AIM OF THE EXERCISE:
Write out the entire listing below exactly, with the pictures left out.

SUPPLIED DATA:
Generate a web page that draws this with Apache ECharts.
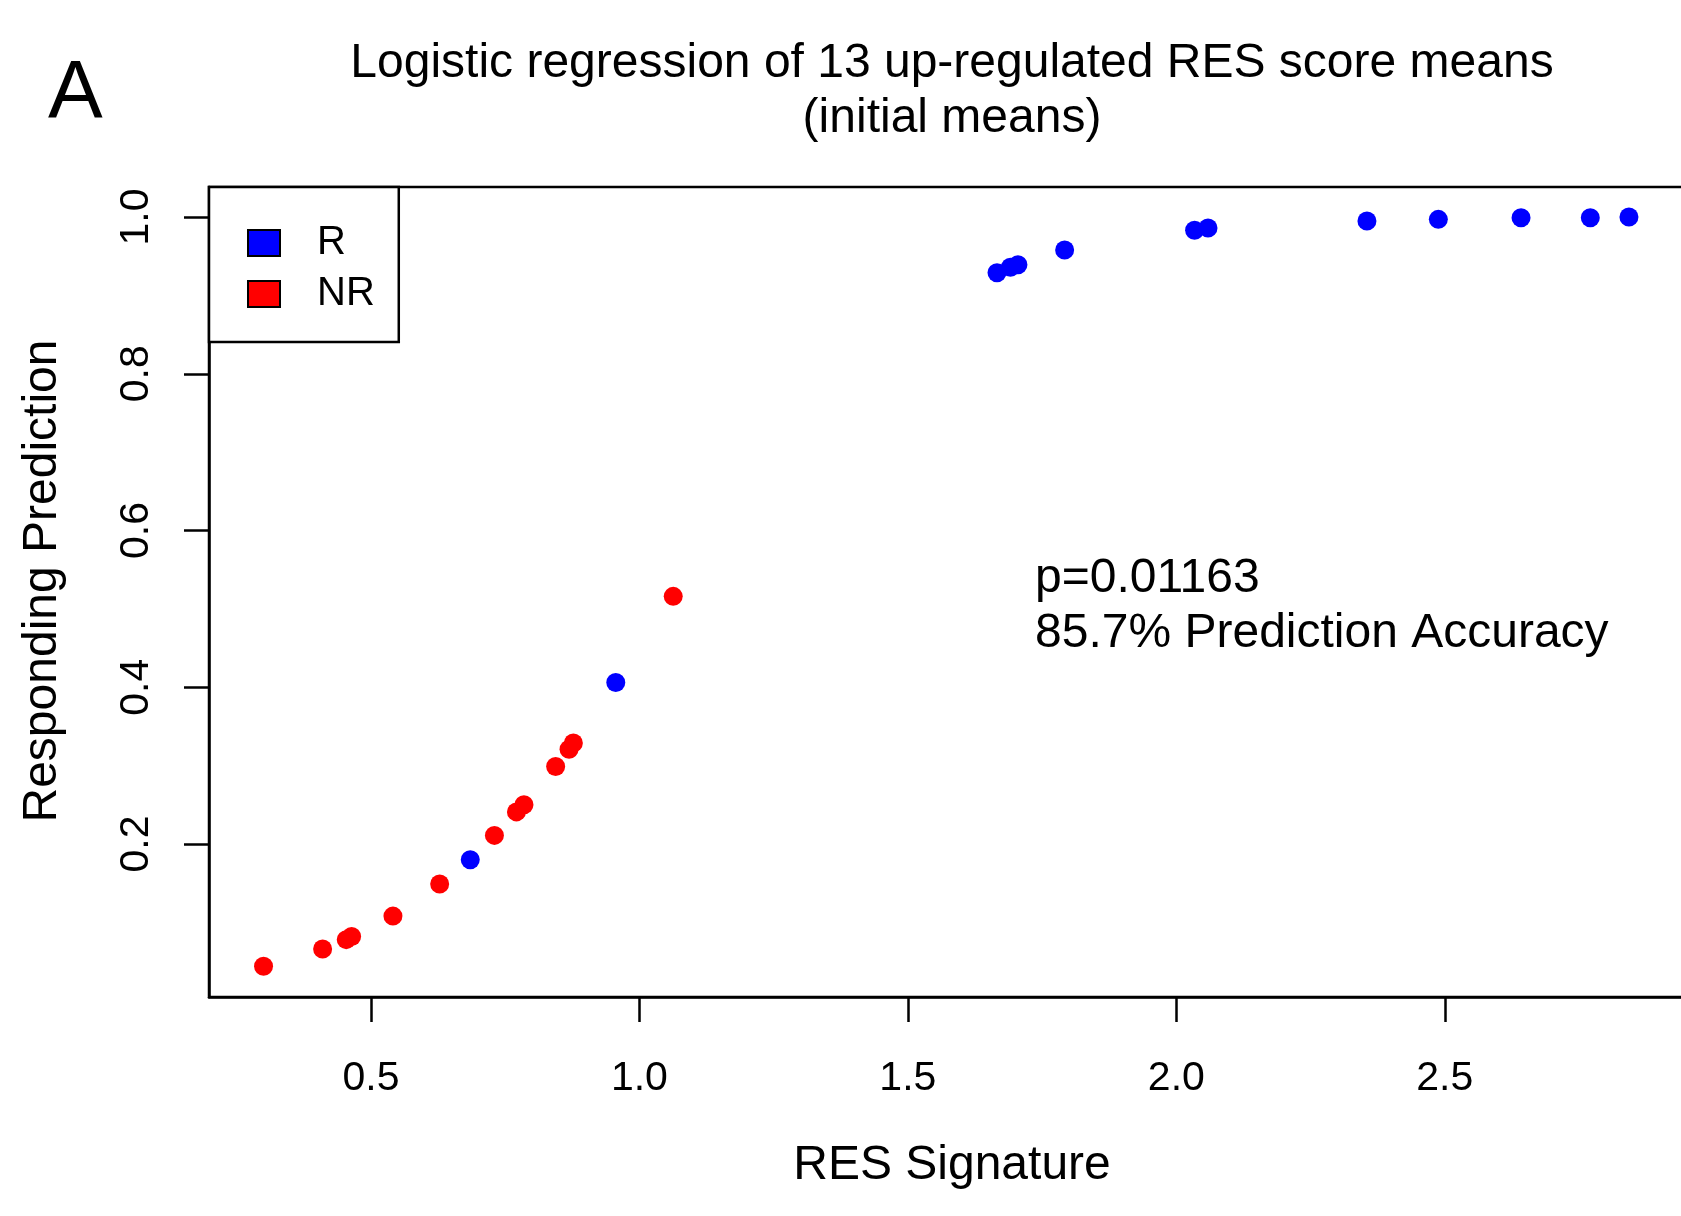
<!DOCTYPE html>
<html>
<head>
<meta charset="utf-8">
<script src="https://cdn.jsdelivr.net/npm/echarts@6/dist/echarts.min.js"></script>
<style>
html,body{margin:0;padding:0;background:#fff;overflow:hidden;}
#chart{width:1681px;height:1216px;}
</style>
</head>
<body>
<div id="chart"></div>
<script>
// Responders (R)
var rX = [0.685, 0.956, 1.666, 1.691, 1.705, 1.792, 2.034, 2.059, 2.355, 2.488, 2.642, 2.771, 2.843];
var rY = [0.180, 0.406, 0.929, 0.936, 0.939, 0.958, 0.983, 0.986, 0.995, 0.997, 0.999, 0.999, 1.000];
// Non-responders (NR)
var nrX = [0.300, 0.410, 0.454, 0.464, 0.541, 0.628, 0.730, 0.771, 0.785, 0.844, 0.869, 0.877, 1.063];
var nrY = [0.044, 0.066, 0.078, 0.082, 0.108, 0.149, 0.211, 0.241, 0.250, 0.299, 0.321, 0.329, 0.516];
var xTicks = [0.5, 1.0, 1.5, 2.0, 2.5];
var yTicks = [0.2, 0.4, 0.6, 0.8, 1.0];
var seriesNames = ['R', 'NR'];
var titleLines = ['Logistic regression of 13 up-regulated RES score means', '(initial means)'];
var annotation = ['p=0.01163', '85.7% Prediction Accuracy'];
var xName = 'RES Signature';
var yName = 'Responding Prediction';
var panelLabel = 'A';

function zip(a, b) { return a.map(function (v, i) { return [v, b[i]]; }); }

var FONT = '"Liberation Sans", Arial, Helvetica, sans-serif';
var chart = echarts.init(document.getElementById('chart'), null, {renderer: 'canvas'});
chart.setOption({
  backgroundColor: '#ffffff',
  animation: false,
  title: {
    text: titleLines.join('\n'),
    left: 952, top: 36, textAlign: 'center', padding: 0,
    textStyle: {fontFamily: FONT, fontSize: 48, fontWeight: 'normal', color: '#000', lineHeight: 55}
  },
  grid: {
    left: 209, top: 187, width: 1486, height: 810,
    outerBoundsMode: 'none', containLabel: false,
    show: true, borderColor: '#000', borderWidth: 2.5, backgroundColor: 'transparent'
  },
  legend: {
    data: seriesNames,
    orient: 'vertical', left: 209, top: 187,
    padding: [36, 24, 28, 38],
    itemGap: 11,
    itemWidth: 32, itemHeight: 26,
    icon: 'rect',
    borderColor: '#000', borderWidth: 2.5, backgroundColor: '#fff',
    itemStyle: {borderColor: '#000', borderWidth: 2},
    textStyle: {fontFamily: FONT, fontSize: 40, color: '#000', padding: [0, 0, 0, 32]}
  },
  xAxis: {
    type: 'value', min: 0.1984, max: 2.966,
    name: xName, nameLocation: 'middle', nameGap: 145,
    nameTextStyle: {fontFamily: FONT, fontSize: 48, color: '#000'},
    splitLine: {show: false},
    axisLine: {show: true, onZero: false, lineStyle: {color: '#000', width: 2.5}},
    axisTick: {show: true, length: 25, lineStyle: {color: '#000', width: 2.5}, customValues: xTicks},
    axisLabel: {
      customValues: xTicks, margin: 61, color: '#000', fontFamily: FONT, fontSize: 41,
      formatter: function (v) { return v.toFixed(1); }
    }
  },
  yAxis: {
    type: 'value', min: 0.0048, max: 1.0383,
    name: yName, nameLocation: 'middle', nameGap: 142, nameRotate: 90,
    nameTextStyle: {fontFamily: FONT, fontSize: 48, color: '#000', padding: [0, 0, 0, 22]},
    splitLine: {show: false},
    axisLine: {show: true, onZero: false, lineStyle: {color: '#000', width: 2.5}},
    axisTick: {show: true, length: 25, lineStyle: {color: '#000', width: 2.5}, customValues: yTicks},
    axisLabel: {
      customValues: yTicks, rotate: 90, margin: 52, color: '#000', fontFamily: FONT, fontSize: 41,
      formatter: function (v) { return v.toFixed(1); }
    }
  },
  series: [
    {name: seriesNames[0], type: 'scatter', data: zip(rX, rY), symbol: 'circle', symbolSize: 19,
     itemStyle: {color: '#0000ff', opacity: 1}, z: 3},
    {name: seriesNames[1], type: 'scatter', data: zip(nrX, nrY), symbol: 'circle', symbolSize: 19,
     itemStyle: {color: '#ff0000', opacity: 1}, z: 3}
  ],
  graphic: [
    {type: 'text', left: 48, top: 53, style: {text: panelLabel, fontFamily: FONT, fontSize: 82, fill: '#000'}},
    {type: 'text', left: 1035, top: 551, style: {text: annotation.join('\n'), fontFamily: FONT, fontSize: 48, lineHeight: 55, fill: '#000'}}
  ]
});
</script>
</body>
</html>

RESPONSE:
Generate a web page that draws this with Apache ECharts.
<!DOCTYPE html>
<html>
<head>
<meta charset="utf-8">
<script src="https://cdn.jsdelivr.net/npm/echarts@6/dist/echarts.min.js"></script>
<style>
html,body{margin:0;padding:0;background:#fff;overflow:hidden;}
#chart{width:1681px;height:1216px;}
</style>
</head>
<body>
<div id="chart"></div>
<script>
// Responders (R)
var rX = [0.685, 0.956, 1.666, 1.691, 1.705, 1.792, 2.034, 2.059, 2.355, 2.488, 2.642, 2.771, 2.843];
var rY = [0.180, 0.406, 0.929, 0.936, 0.939, 0.958, 0.983, 0.986, 0.995, 0.997, 0.999, 0.999, 1.000];
// Non-responders (NR)
var nrX = [0.300, 0.410, 0.454, 0.464, 0.541, 0.628, 0.730, 0.771, 0.785, 0.844, 0.869, 0.877, 1.063];
var nrY = [0.044, 0.066, 0.078, 0.082, 0.108, 0.149, 0.211, 0.241, 0.250, 0.299, 0.321, 0.329, 0.516];
var xTicks = [0.5, 1.0, 1.5, 2.0, 2.5];
var yTicks = [0.2, 0.4, 0.6, 0.8, 1.0];
var seriesNames = ['R', 'NR'];
var titleLines = ['Logistic regression of 13 up-regulated RES score means', '(initial means)'];
var annotation = ['p=0.01163', '85.7% Prediction Accuracy'];
var xName = 'RES Signature';
var yName = 'Responding Prediction';
var panelLabel = 'A';

function zip(a, b) { return a.map(function (v, i) { return [v, b[i]]; }); }

var FONT = '"Liberation Sans", Arial, Helvetica, sans-serif';
var chart = echarts.init(document.getElementById('chart'), null, {renderer: 'canvas'});
chart.setOption({
  backgroundColor: '#ffffff',
  animation: false,
  title: {
    text: titleLines.join('\n'),
    left: 952, top: 36, textAlign: 'center', padding: 0,
    textStyle: {fontFamily: FONT, fontSize: 48, fontWeight: 'normal', color: '#000', lineHeight: 55}
  },
  grid: {
    left: 209, top: 187, width: 1486, height: 810,
    outerBoundsMode: 'none', containLabel: false,
    show: true, borderColor: '#000', borderWidth: 2.5, backgroundColor: 'transparent'
  },
  legend: {
    data: seriesNames,
    orient: 'vertical', left: 209, top: 187,
    padding: [36, 24, 28, 38],
    itemGap: 11,
    itemWidth: 32, itemHeight: 26,
    icon: 'rect',
    borderColor: '#000', borderWidth: 2.5, backgroundColor: '#fff',
    itemStyle: {borderColor: '#000', borderWidth: 2},
    textStyle: {fontFamily: FONT, fontSize: 40, color: '#000', padding: [0, 0, 0, 32]}
  },
  xAxis: {
    type: 'value', min: 0.1984, max: 2.966,
    name: xName, nameLocation: 'middle', nameGap: 145,
    nameTextStyle: {fontFamily: FONT, fontSize: 48, color: '#000'},
    splitLine: {show: false},
    axisLine: {show: true, onZero: false, lineStyle: {color: '#000', width: 2.5}},
    axisTick: {show: true, length: 25, lineStyle: {color: '#000', width: 2.5}, customValues: xTicks},
    axisLabel: {
      customValues: xTicks, margin: 61, color: '#000', fontFamily: FONT, fontSize: 41,
      formatter: function (v) { return v.toFixed(1); }
    }
  },
  yAxis: {
    type: 'value', min: 0.0048, max: 1.0383,
    name: yName, nameLocation: 'middle', nameGap: 142, nameRotate: 90,
    nameTextStyle: {fontFamily: FONT, fontSize: 48, color: '#000', padding: [0, 0, 0, 22]},
    splitLine: {show: false},
    axisLine: {show: true, onZero: false, lineStyle: {color: '#000', width: 2.5}},
    axisTick: {show: true, length: 25, lineStyle: {color: '#000', width: 2.5}, customValues: yTicks},
    axisLabel: {
      customValues: yTicks, rotate: 90, margin: 52, color: '#000', fontFamily: FONT, fontSize: 41,
      formatter: function (v) { return v.toFixed(1); }
    }
  },
  series: [
    {name: seriesNames[0], type: 'scatter', data: zip(rX, rY), symbol: 'circle', symbolSize: 19,
     itemStyle: {color: '#0000ff', opacity: 1}, z: 3},
    {name: seriesNames[1], type: 'scatter', data: zip(nrX, nrY), symbol: 'circle', symbolSize: 19,
     itemStyle: {color: '#ff0000', opacity: 1}, z: 3}
  ],
  graphic: [
    {type: 'text', left: 48, top: 53, style: {text: panelLabel, fontFamily: FONT, fontSize: 82, fill: '#000'}},
    {type: 'text', left: 1035, top: 551, style: {text: annotation.join('\n'), fontFamily: FONT, fontSize: 48, lineHeight: 55, fill: '#000'}}
  ]
});
</script>
</body>
</html>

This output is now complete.